Begin

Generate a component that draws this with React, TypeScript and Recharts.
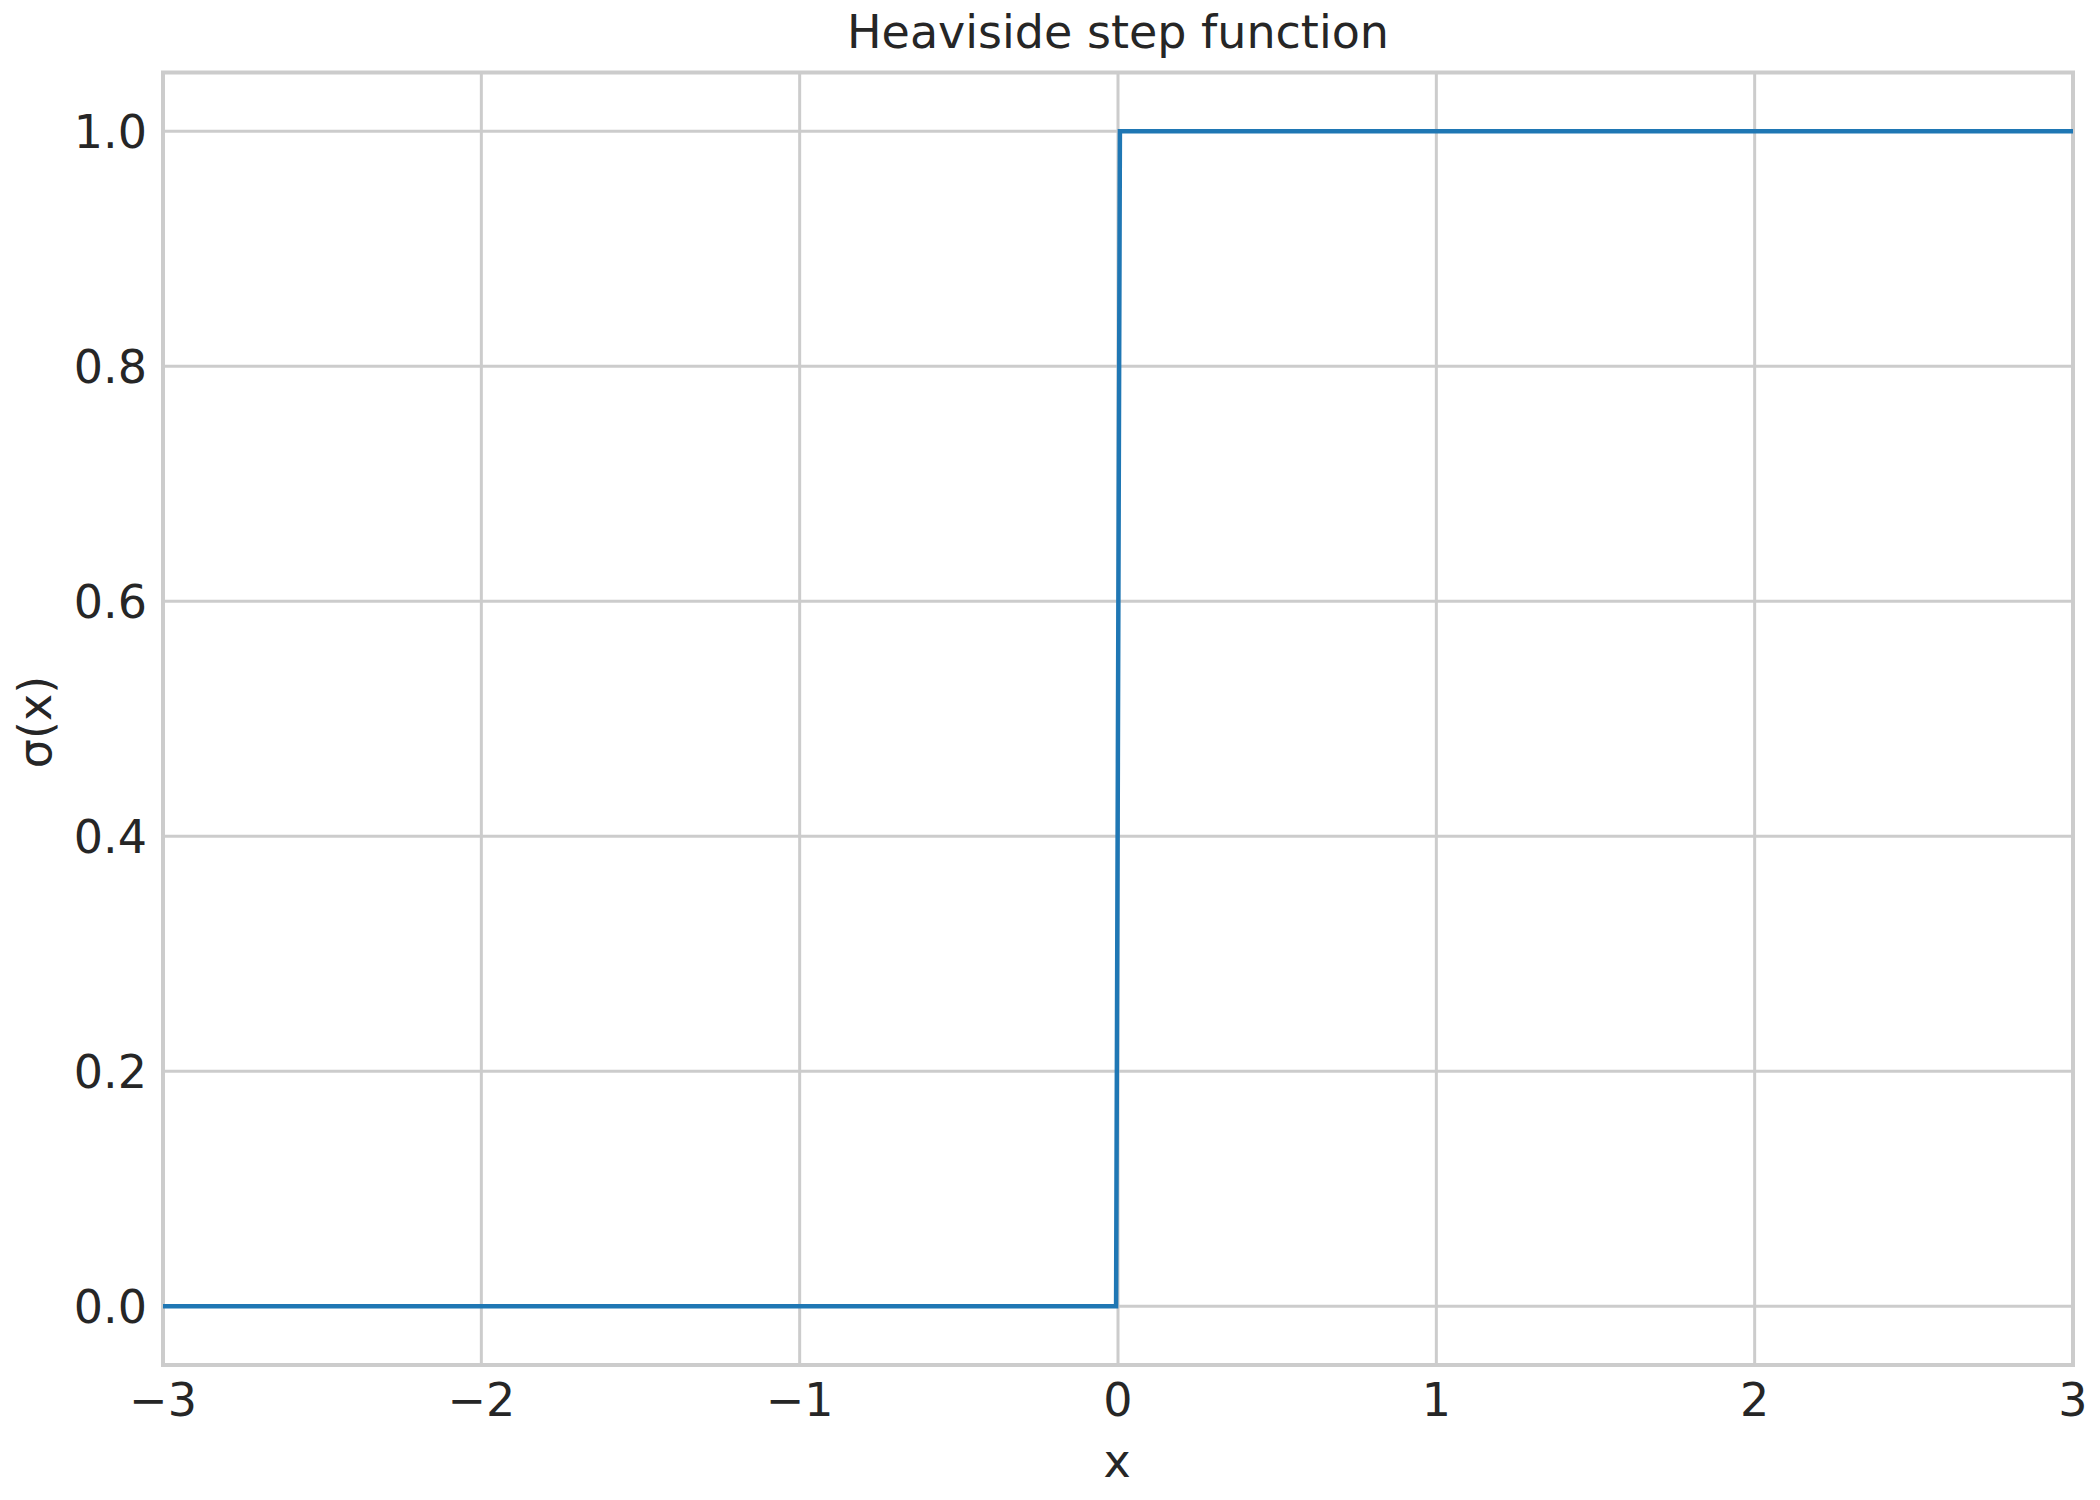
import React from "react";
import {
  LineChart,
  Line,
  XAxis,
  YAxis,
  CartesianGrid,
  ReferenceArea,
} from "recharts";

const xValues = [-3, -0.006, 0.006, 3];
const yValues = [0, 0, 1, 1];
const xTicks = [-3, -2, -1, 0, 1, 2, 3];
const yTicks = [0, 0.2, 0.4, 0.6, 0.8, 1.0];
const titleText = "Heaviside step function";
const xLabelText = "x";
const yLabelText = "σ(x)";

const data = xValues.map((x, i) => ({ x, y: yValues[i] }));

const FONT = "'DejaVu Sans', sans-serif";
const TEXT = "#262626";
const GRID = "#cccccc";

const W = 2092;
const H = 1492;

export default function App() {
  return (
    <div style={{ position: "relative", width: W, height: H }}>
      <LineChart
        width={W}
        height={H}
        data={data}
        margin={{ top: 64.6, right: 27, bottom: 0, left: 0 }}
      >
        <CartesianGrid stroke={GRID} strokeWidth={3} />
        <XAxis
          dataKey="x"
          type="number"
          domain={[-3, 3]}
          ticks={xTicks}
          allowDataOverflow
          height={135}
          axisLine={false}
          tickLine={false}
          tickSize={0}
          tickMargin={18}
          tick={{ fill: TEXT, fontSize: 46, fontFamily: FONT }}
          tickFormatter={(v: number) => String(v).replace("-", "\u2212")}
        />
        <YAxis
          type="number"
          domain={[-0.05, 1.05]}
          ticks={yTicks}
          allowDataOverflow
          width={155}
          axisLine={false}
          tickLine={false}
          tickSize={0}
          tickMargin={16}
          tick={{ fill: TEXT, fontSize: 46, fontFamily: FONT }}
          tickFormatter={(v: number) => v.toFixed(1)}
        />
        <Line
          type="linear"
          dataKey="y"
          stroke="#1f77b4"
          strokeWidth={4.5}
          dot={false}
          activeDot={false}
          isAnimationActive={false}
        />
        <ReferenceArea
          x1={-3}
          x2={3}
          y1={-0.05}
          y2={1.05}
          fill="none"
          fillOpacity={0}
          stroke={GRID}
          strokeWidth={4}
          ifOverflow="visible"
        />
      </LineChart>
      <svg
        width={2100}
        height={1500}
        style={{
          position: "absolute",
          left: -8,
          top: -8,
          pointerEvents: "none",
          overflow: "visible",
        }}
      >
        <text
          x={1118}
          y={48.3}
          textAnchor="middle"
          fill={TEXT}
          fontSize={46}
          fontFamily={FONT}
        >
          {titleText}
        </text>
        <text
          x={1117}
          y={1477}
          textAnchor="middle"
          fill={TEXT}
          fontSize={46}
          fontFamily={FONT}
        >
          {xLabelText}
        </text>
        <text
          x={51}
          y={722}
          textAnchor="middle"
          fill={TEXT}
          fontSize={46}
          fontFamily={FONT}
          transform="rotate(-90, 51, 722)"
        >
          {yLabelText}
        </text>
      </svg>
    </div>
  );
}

End

## Problem
Go through the data above and transcribe it in full, omitting any image.

## Exercise result
Generate a component that draws this with React, TypeScript and Recharts.
import React from "react";
import {
  LineChart,
  Line,
  XAxis,
  YAxis,
  CartesianGrid,
  ReferenceArea,
} from "recharts";

const xValues = [-3, -0.006, 0.006, 3];
const yValues = [0, 0, 1, 1];
const xTicks = [-3, -2, -1, 0, 1, 2, 3];
const yTicks = [0, 0.2, 0.4, 0.6, 0.8, 1.0];
const titleText = "Heaviside step function";
const xLabelText = "x";
const yLabelText = "σ(x)";

const data = xValues.map((x, i) => ({ x, y: yValues[i] }));

const FONT = "'DejaVu Sans', sans-serif";
const TEXT = "#262626";
const GRID = "#cccccc";

const W = 2092;
const H = 1492;

export default function App() {
  return (
    <div style={{ position: "relative", width: W, height: H }}>
      <LineChart
        width={W}
        height={H}
        data={data}
        margin={{ top: 64.6, right: 27, bottom: 0, left: 0 }}
      >
        <CartesianGrid stroke={GRID} strokeWidth={3} />
        <XAxis
          dataKey="x"
          type="number"
          domain={[-3, 3]}
          ticks={xTicks}
          allowDataOverflow
          height={135}
          axisLine={false}
          tickLine={false}
          tickSize={0}
          tickMargin={18}
          tick={{ fill: TEXT, fontSize: 46, fontFamily: FONT }}
          tickFormatter={(v: number) => String(v).replace("-", "\u2212")}
        />
        <YAxis
          type="number"
          domain={[-0.05, 1.05]}
          ticks={yTicks}
          allowDataOverflow
          width={155}
          axisLine={false}
          tickLine={false}
          tickSize={0}
          tickMargin={16}
          tick={{ fill: TEXT, fontSize: 46, fontFamily: FONT }}
          tickFormatter={(v: number) => v.toFixed(1)}
        />
        <Line
          type="linear"
          dataKey="y"
          stroke="#1f77b4"
          strokeWidth={4.5}
          dot={false}
          activeDot={false}
          isAnimationActive={false}
        />
        <ReferenceArea
          x1={-3}
          x2={3}
          y1={-0.05}
          y2={1.05}
          fill="none"
          fillOpacity={0}
          stroke={GRID}
          strokeWidth={4}
          ifOverflow="visible"
        />
      </LineChart>
      <svg
        width={2100}
        height={1500}
        style={{
          position: "absolute",
          left: -8,
          top: -8,
          pointerEvents: "none",
          overflow: "visible",
        }}
      >
        <text
          x={1118}
          y={48.3}
          textAnchor="middle"
          fill={TEXT}
          fontSize={46}
          fontFamily={FONT}
        >
          {titleText}
        </text>
        <text
          x={1117}
          y={1477}
          textAnchor="middle"
          fill={TEXT}
          fontSize={46}
          fontFamily={FONT}
        >
          {xLabelText}
        </text>
        <text
          x={51}
          y={722}
          textAnchor="middle"
          fill={TEXT}
          fontSize={46}
          fontFamily={FONT}
          transform="rotate(-90, 51, 722)"
        >
          {yLabelText}
        </text>
      </svg>
    </div>
  );
}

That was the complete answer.